North Saskatchewan River Valley
The river valley park system, also known as the Ribbon of Green, is Edmonton's defining feature. Its lush hiking trails, paved biking paths, golf courses, ski slopes, and more than twenty major parks snake through the center of the city, forming a green haven visible from many a rooftop. Other ways to take it in: on a mountain bike from River Valley Adventure Co. (the most versatile way), on an e-bike from Revolution Cycle (the easiest and breeziest way), or on a sunset paddle tour down the Saskatchewan River with Haskin Canoe (the longest but most informative way).

Kinsmen Pitch & Putt
Grab your buddies. Get a six pack. And bogey your way through the course’s eighteen under-a-hundred-yard holes. It’s a local favorite pastime not to be taken seriously, though some certainly do — be respectful, pick up after yourself, and let people play through if they’re on your tail (this is, after all, a family establishment).

North Saskatchewan River Valley.
Whyte Avenue.

Borden Pool
If the weather’s warm, plot a course for Canada’s first public, man-made, natural swimming pool. You can get here by car, but biking or hiking here is the way to go — you’ll appreciate the cool, refreshing waters, which are cleaned by plants, granite, and ultraviolet rays from the sun rather than chemicals.
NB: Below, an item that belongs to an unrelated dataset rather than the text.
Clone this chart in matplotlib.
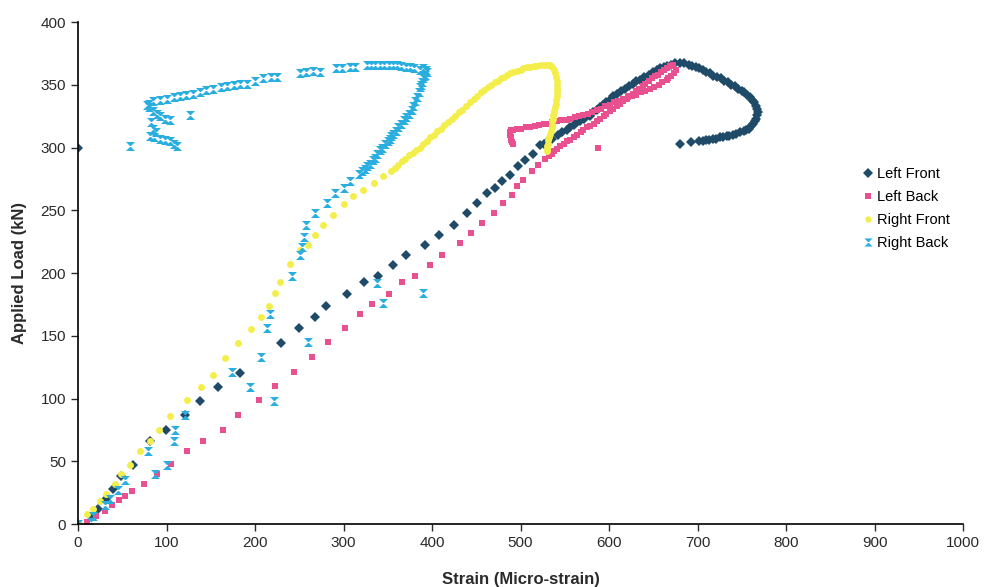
import matplotlib
matplotlib.use("Agg")
import matplotlib.pyplot as plt
from matplotlib.path import Path

plt.rcParams["font.family"] = ["Liberation Sans", "DejaVu Sans"]

# Left Front (dark diamonds)
lf_x = [0, 16, 23, 32, 40, 49, 62, 81, 99, 121, 138, 158, 183, 229, 250, 268, 280, 304, 323, 339,
        356, 371, 392, 408, 425, 439, 451, 462, 471, 479, 488, 497, 505, 514,
        522, 527, 531, 536, 542, 547, 552, 556, 560, 564, 567, 572, 578, 582, 586, 590, 593, 597,
        601, 605, 609, 614, 618, 622, 627, 631, 635, 640, 645, 650, 654, 658, 662, 666, 670, 675,
        680, 685, 690, 694, 698, 702, 706, 710, 714, 718, 722, 726, 730, 734, 738, 742, 746, 750,
        753, 756, 759, 762, 764, 766, 767, 768, 767, 766, 765, 763, 760, 758, 755, 752, 748, 744,
        740, 736, 733, 729, 725, 721, 717, 713, 710, 706, 702, 693, 680, 0]
lf_y = [0, 6, 12, 20, 28, 38, 47, 66, 75, 87, 98, 109, 120, 144, 156, 165, 174, 183, 193, 198,
        206, 214, 222, 230, 238, 248, 256, 264, 268, 273, 278, 285, 290, 295,
        302, 303, 305, 307, 310, 312, 314, 316, 318, 320, 321, 323, 325, 328, 330, 332, 334, 336,
        338, 341, 343, 345, 347, 349, 351, 353, 354, 356, 358, 360, 362, 363, 364, 365, 366, 367,
        367, 367, 366, 365, 364, 363, 362, 360, 359, 357, 356, 355, 353, 352, 350, 349, 347, 345,
        344, 342, 340, 338, 336, 333, 331, 328, 326, 323, 321, 319, 317, 315, 314, 313, 312, 311,
        310, 309, 309, 308, 308, 307, 307, 306, 306, 305, 305, 304, 303, 300]

# Left Back (pink squares)
lb_x = [0, 10, 20, 30, 38, 46, 53, 61, 74, 89, 105, 123, 141, 164, 181, 204, 223, 244, 264, 282,
        302, 319, 332, 351, 366, 381, 398, 411, 432, 444, 457, 470, 480, 490, 496, 503, 513, 520,
        528, 532, 535, 538, 541, 545, 549, 553, 556, 560, 564, 568, 571, 575, 579, 583, 586, 590,
        594, 597, 601, 605, 609, 612, 616, 620, 623, 627, 630, 634, 638, 641, 645, 648, 652, 655,
        659, 662, 666, 669, 672,
        676, 673, 670, 667, 665, 660, 656, 651, 646, 641, 636, 631, 626, 621, 616, 611, 606, 601,
        596, 591, 586, 581, 576, 571, 566, 561, 556, 551, 546, 541, 536, 531, 526, 521, 516, 511,
        506, 501, 496, 492, 489, 488, 488, 489, 489, 490, 491, 587]
lb_y = [0, 2, 6, 10, 15, 19, 22, 26, 32, 40, 48, 58, 66, 75, 87, 99, 110, 121, 133, 145,
        156, 167, 175, 183, 193, 198, 206, 214, 224, 232, 240, 248, 256, 262, 269, 274, 281, 286,
        291, 293, 295, 297, 299, 301, 303, 305, 306, 308, 310, 312, 314, 316, 317, 319, 321, 323,
        325, 327, 329, 331, 333, 335, 337, 339, 341, 343, 345, 347, 349, 351, 353, 355, 357, 358,
        360, 362, 363, 365, 366,
        362, 359, 357, 355, 354, 352, 350, 348, 347, 345, 344, 342, 341, 340, 339, 337, 336, 334,
        333, 331, 330, 328, 327, 326, 325, 324, 323, 322, 322, 321, 320, 319, 319, 318, 317, 316,
        316, 315, 315, 314, 314, 312, 310, 308, 306, 304, 303, 300]

# Right Front (yellow)
rf_x = [0, 10, 17, 25, 32, 42, 49, 59, 70, 81, 91, 104, 123, 139, 153, 166, 181, 196, 207, 216,
        222, 228, 239, 251, 260, 268, 277, 288, 300, 311, 322, 334, 345,
        354, 358, 362, 366, 370, 374, 378, 382, 386, 390, 394, 398, 402, 406, 410, 414, 418, 422,
        426, 430, 434, 438, 443, 447, 451, 455, 459, 463, 467, 471, 474, 478, 481, 485, 488, 492,
        496, 500, 503, 507, 511, 515, 518, 522, 526, 530, 533, 536, 538, 539, 540, 541, 541, 541,
        541, 541, 540, 540, 539, 538, 537, 537, 536, 535, 535, 534, 533, 532, 531, 531, 530, 530, 530]
rf_y = [0, 8, 12, 18, 24, 32, 40, 47, 58, 66, 75, 86, 99, 109, 119, 132, 144, 155, 165, 174,
        184, 193, 207, 218, 222, 230, 238, 246, 255, 261, 266, 272, 277,
        281, 284, 286, 289, 291, 294, 296, 298, 300, 303, 305, 308, 310, 313, 315, 318, 320, 323,
        325, 328, 330, 333, 336, 339, 341, 344, 346, 348, 350, 352, 353, 355, 356, 358, 359, 360,
        361, 362, 363, 364, 364, 365, 365, 366, 366, 366, 366, 364, 362, 359, 356, 353, 350, 347,
        344, 341, 338, 335, 332, 329, 326, 323, 321, 318, 316, 313, 311, 308, 306, 303, 301, 299, 297]

# Right Back (cyan)
rb_x = [0, 15, 17, 30, 36, 45, 53, 87, 100, 79, 108, 110, 121, 194, 174, 221, 207, 260, 213, 217,
        338, 345, 390, 242, 251, 253, 255, 258, 268, 281, 290, 300, 307,
        318, 321, 324, 327, 330, 333, 335, 338, 341, 344, 347, 350, 352, 354, 356, 359, 362, 365,
        368, 371, 374, 377, 379, 381, 383, 385, 386, 388, 389, 390, 391, 392, 394, 393, 390,
        386, 380, 375, 371, 365, 360, 356, 351, 346, 341, 336, 331, 326, 313, 307, 298, 292,
        273, 266, 258, 251, 225, 218, 209, 200, 191, 183, 176, 168, 161, 153, 145, 138, 130, 122,
        115, 108, 100, 93, 85, 80, 78, 80, 85, 89, 93, 98, 104, 127, 82, 85, 88, 81, 86, 93, 98,
        104, 108, 112, 59]
rb_y = [0, 2, 6, 15, 20, 27, 35, 40, 47, 58, 66, 75, 87, 109, 121, 98, 133, 145, 156, 167,
        192, 176, 184, 198, 214, 221, 229, 238, 248, 256, 264, 268, 273,
        279, 281, 283, 285, 287, 290, 292, 295, 298, 300, 303, 305, 307, 309, 311, 313, 316, 319,
        322, 324, 327, 330, 333, 337, 340, 344, 348, 350, 352, 355, 357, 358, 360, 362, 363,
        362, 363, 364, 364, 365, 366, 366, 366, 366, 366, 366, 366, 366, 364, 364, 363, 363,
        360, 361, 360, 359, 356, 356, 355, 353, 351, 351, 350, 349, 348, 347, 346, 344, 343, 342,
        341, 340, 339, 338, 337, 335, 334, 332, 329, 327, 325, 323, 322, 326, 320, 315, 312, 309, 308,
        307, 306, 305, 303, 301, 301]

hourglass = Path([(-1, 1), (1, 1), (-1, -1), (1, -1), (-1, 1)],
                 [Path.MOVETO, Path.LINETO, Path.LINETO, Path.LINETO, Path.CLOSEPOLY])

fig = plt.figure(figsize=(9.84, 5.87), dpi=100)
ax = fig.add_axes([0.0793, 0.1073, 0.8994, 0.8552])

ax.plot(lf_x, lf_y, linestyle="none", marker="D", markersize=5.5, color="#1f4a68",
        markeredgewidth=0, label="Left Front")
ax.plot(lb_x, lb_y, linestyle="none", marker="s", markersize=5, color="#e8508f",
        markeredgewidth=0, label="Left Back")
ax.plot(rf_x, rf_y, linestyle="none", marker="o", markersize=5, color="#f3ee4c",
        markeredgewidth=0, label="Right Front")
ax.plot(rb_x, rb_y, linestyle="none", marker=hourglass, markersize=6.5, color="#2aaee0",
        markeredgewidth=0, label="Right Back")

ax.set_xlim(0, 1000)
ax.set_ylim(0, 400)
ax.set_xticks(range(0, 1001, 100))
ax.set_yticks(range(0, 401, 50))
ax.spines["top"].set_visible(False)
ax.spines["right"].set_visible(False)
ax.spines["left"].set_linewidth(1.2)
ax.spines["bottom"].set_linewidth(1.2)
ax.tick_params(direction="out", length=5, width=1, labelsize=11, colors="#2a2a2a")

ax.set_xlabel("Strain (Micro-strain)", fontsize=12, fontweight="bold", color="#2a2a2a", labelpad=16)
ax.set_ylabel("Applied Load (kN)", fontsize=12, fontweight="bold", color="#2a2a2a", labelpad=10)

ax.legend(loc="upper left", bbox_to_anchor=(0.87, 0.738), frameon=False, fontsize=10.5,
          handletextpad=0.1, labelspacing=0.62, handlelength=1.0, markerscale=0.9)

fig.savefig("out.png", dpi=100)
Bring snacks if you anticipate feeling peckish, otherwise plan to bike or cab it to OTTO Food & Drink for a post-swim bratwurst and beer.

Whyte Avenue
82nd Avenue NW, otherwise known as Whyte Avenue, is packed with bars, restaurants, and shops of all kinds, and deserves a walkthrough on your first time in town. Make stops at Poppy Barely for a cute new outfit, Maven and Grace for home goods, Kent of Inglewood Edmonton for beard products (or a haircut), The Black Dog Freehouse for a drink or two, and Yelo’d Ice Cream & Bake Shoppe for Filipino-inspired soft serve. If you’re exploring on a Saturday, pop into the Old Strathcona Farmer’s Market — it’s a great place to sample green onion cake (basically a scallion pancake) if you haven’t already on a night out (it’s an Edmonton post-drinking favorite). Also note the colorful mural across the street — it’s by big-time Spanish street artist Okuda San Miguel.

Tip: Whyte Avenue is long. Biking it is a good idea. Biking on it isn’t. It’s very crowded. Instead, bike along 83rd Avenue NW if you’re heading east or 81st Avenue NW if you’re heading west. Both are usually quiet.

Where to Stay

Despite its indie-cool sensibilities, Edmonton doesn’t have the best boutique hotel scene. That said, Union Bank Inn and Matrix Hotel are both solid options for those looking for small hotels with character. The former is more old-school; the latter on the sleek, contemporary side. If you’re accustomed to design-forward boutiques (the kind you read about on Fathom), you won’t be blown away here, but both are well-priced and located. If you’re looking for something grand, Fairmont Hotel Macdonald — the place that looks like a castle looming over the riverfront — is your best bet.

When to Plan Your Trip

Edmonton rocks during the late spring and summer, when the weather is warm and being outside without having to wear a bunch of layers is doable. (Also, the sun doesn’t set until 10 p.m. starting in June, which is cool.) Edmonton Folk Festival is the second week of August and draws a crowd. You’re either really into this or not. I'm not usually a festival-goer, but went when I was in town and loved it.